Given task:
The listing below should be printed exactly, every line of it. Skip the pictures.
* Start Dataset section *
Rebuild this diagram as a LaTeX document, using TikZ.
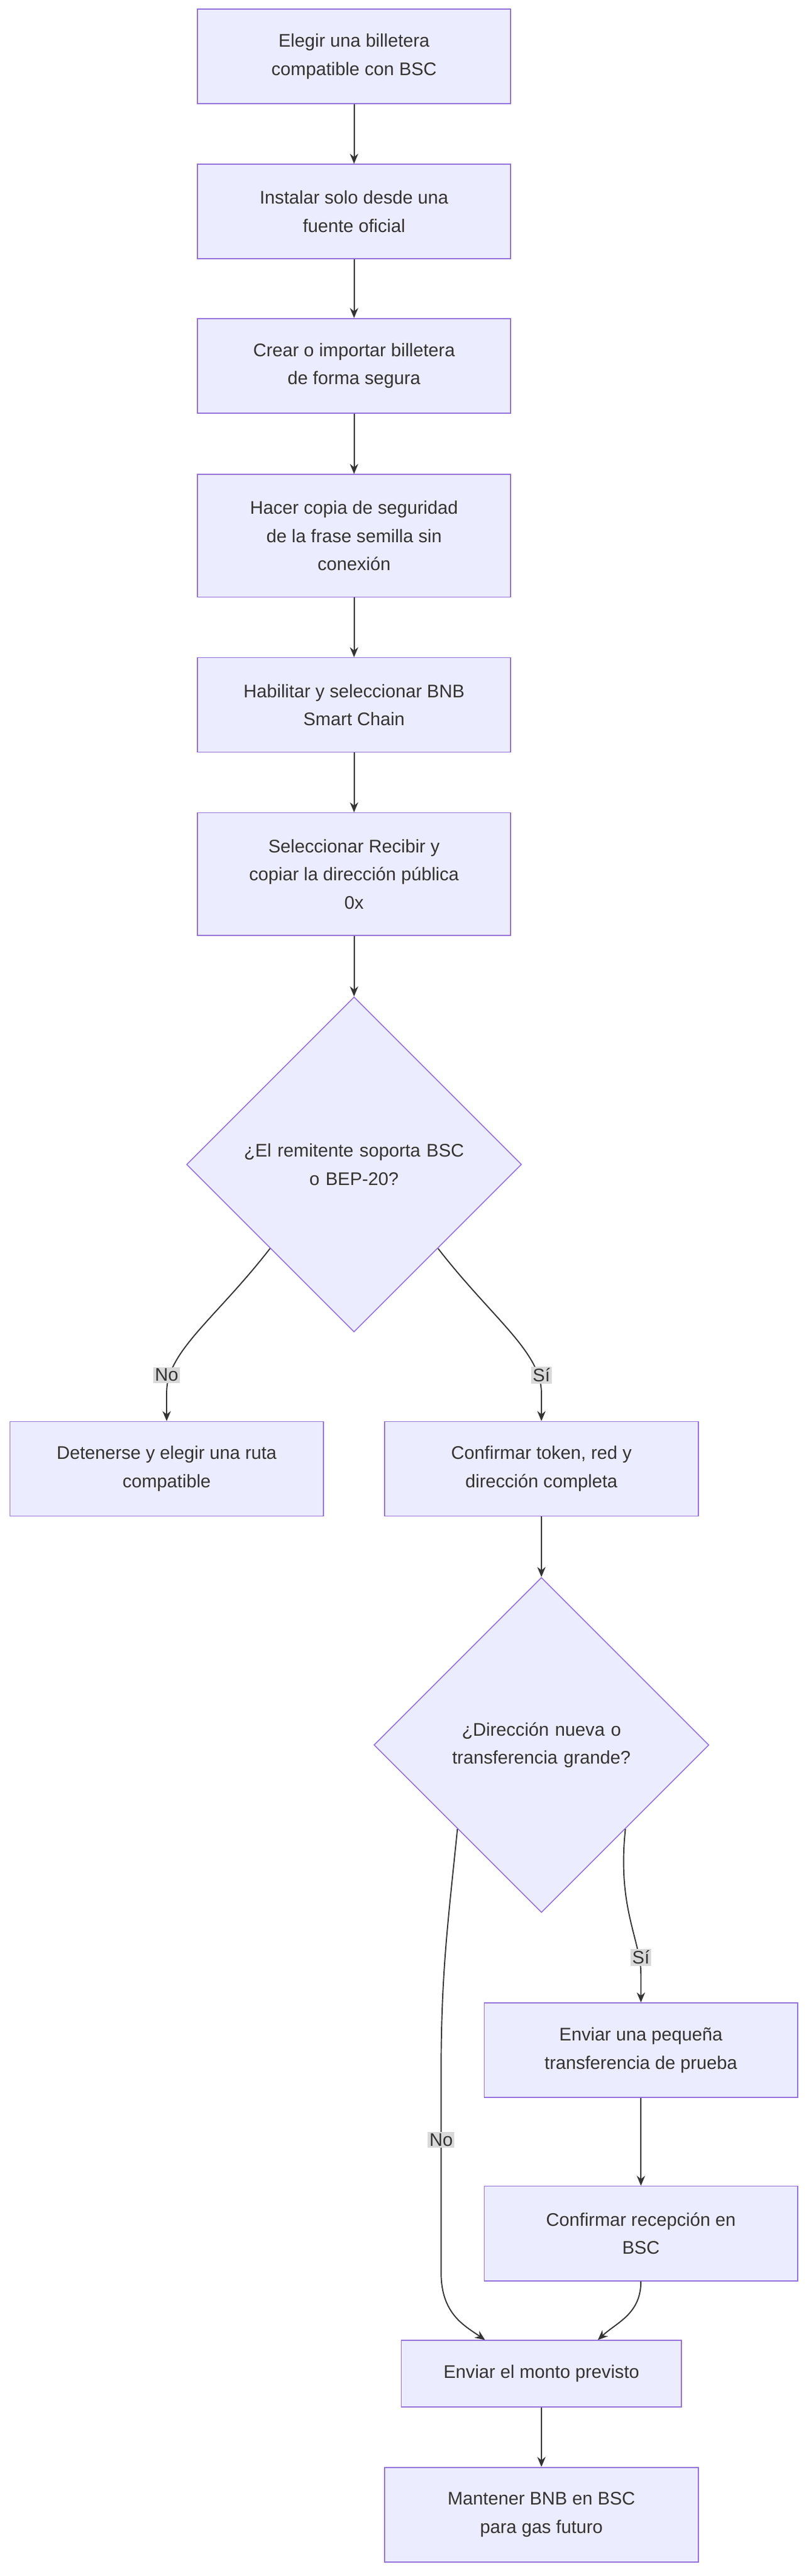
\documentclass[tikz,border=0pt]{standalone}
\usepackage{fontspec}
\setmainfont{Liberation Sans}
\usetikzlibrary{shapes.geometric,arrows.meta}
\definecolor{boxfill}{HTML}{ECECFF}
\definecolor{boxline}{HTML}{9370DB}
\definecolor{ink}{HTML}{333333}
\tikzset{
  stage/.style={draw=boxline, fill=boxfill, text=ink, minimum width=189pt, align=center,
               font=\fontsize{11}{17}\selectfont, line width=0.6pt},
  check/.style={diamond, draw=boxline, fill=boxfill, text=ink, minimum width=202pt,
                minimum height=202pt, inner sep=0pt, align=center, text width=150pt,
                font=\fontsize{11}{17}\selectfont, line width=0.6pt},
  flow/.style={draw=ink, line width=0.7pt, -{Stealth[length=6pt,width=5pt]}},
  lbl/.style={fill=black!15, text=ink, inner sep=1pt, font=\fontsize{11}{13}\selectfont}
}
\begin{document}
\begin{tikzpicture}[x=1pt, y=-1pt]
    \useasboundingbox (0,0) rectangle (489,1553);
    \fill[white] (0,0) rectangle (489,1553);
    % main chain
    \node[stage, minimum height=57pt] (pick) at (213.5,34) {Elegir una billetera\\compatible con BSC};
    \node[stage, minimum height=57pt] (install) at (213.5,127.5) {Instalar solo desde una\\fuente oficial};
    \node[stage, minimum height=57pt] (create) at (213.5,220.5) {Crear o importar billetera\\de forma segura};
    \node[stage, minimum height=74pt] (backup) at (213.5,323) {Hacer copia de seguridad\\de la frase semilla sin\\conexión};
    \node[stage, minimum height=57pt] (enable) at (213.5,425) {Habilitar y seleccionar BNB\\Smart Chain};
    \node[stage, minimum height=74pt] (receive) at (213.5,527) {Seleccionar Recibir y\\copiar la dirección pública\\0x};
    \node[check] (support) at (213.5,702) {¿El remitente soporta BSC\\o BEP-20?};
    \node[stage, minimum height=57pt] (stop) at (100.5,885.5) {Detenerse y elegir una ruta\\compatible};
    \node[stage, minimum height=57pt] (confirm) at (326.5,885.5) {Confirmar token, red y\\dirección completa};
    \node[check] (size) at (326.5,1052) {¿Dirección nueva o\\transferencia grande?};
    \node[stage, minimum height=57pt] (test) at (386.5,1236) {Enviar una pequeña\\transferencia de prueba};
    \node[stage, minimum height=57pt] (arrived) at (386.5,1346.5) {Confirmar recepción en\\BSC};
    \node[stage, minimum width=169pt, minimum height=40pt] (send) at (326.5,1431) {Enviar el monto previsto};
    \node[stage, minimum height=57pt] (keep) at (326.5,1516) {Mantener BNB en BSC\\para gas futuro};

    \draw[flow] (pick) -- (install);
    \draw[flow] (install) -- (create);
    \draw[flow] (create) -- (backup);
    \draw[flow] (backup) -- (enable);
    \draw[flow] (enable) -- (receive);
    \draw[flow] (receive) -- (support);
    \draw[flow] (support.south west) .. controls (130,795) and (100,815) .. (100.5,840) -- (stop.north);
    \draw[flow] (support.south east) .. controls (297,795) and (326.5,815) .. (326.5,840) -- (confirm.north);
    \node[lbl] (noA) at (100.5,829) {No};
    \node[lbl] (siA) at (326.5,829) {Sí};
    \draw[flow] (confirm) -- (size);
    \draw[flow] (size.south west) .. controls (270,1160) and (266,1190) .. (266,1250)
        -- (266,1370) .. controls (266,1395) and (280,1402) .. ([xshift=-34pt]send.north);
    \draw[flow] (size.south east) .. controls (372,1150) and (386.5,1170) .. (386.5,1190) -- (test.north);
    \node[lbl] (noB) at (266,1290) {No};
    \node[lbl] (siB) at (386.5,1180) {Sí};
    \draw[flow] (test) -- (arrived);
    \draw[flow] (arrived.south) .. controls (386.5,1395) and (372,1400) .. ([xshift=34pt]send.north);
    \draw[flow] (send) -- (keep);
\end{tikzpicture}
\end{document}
* End Dataset section *
Answer to the problem:
Rebuild this diagram as a LaTeX document, using TikZ.
\documentclass[tikz,border=0pt]{standalone}
\usepackage{fontspec}
\setmainfont{Liberation Sans}
\usetikzlibrary{shapes.geometric,arrows.meta}
\definecolor{boxfill}{HTML}{ECECFF}
\definecolor{boxline}{HTML}{9370DB}
\definecolor{ink}{HTML}{333333}
\tikzset{
  stage/.style={draw=boxline, fill=boxfill, text=ink, minimum width=189pt, align=center,
               font=\fontsize{11}{17}\selectfont, line width=0.6pt},
  check/.style={diamond, draw=boxline, fill=boxfill, text=ink, minimum width=202pt,
                minimum height=202pt, inner sep=0pt, align=center, text width=150pt,
                font=\fontsize{11}{17}\selectfont, line width=0.6pt},
  flow/.style={draw=ink, line width=0.7pt, -{Stealth[length=6pt,width=5pt]}},
  lbl/.style={fill=black!15, text=ink, inner sep=1pt, font=\fontsize{11}{13}\selectfont}
}
\begin{document}
\begin{tikzpicture}[x=1pt, y=-1pt]
    \useasboundingbox (0,0) rectangle (489,1553);
    \fill[white] (0,0) rectangle (489,1553);
    % main chain
    \node[stage, minimum height=57pt] (pick) at (213.5,34) {Elegir una billetera\\compatible con BSC};
    \node[stage, minimum height=57pt] (install) at (213.5,127.5) {Instalar solo desde una\\fuente oficial};
    \node[stage, minimum height=57pt] (create) at (213.5,220.5) {Crear o importar billetera\\de forma segura};
    \node[stage, minimum height=74pt] (backup) at (213.5,323) {Hacer copia de seguridad\\de la frase semilla sin\\conexión};
    \node[stage, minimum height=57pt] (enable) at (213.5,425) {Habilitar y seleccionar BNB\\Smart Chain};
    \node[stage, minimum height=74pt] (receive) at (213.5,527) {Seleccionar Recibir y\\copiar la dirección pública\\0x};
    \node[check] (support) at (213.5,702) {¿El remitente soporta BSC\\o BEP-20?};
    \node[stage, minimum height=57pt] (stop) at (100.5,885.5) {Detenerse y elegir una ruta\\compatible};
    \node[stage, minimum height=57pt] (confirm) at (326.5,885.5) {Confirmar token, red y\\dirección completa};
    \node[check] (size) at (326.5,1052) {¿Dirección nueva o\\transferencia grande?};
    \node[stage, minimum height=57pt] (test) at (386.5,1236) {Enviar una pequeña\\transferencia de prueba};
    \node[stage, minimum height=57pt] (arrived) at (386.5,1346.5) {Confirmar recepción en\\BSC};
    \node[stage, minimum width=169pt, minimum height=40pt] (send) at (326.5,1431) {Enviar el monto previsto};
    \node[stage, minimum height=57pt] (keep) at (326.5,1516) {Mantener BNB en BSC\\para gas futuro};

    \draw[flow] (pick) -- (install);
    \draw[flow] (install) -- (create);
    \draw[flow] (create) -- (backup);
    \draw[flow] (backup) -- (enable);
    \draw[flow] (enable) -- (receive);
    \draw[flow] (receive) -- (support);
    \draw[flow] (support.south west) .. controls (130,795) and (100,815) .. (100.5,840) -- (stop.north);
    \draw[flow] (support.south east) .. controls (297,795) and (326.5,815) .. (326.5,840) -- (confirm.north);
    \node[lbl] (noA) at (100.5,829) {No};
    \node[lbl] (siA) at (326.5,829) {Sí};
    \draw[flow] (confirm) -- (size);
    \draw[flow] (size.south west) .. controls (270,1160) and (266,1190) .. (266,1250)
        -- (266,1370) .. controls (266,1395) and (280,1402) .. ([xshift=-34pt]send.north);
    \draw[flow] (size.south east) .. controls (372,1150) and (386.5,1170) .. (386.5,1190) -- (test.north);
    \node[lbl] (noB) at (266,1290) {No};
    \node[lbl] (siB) at (386.5,1180) {Sí};
    \draw[flow] (test) -- (arrived);
    \draw[flow] (arrived.south) .. controls (386.5,1395) and (372,1400) .. ([xshift=34pt]send.north);
    \draw[flow] (send) -- (keep);
\end{tikzpicture}
\end{document}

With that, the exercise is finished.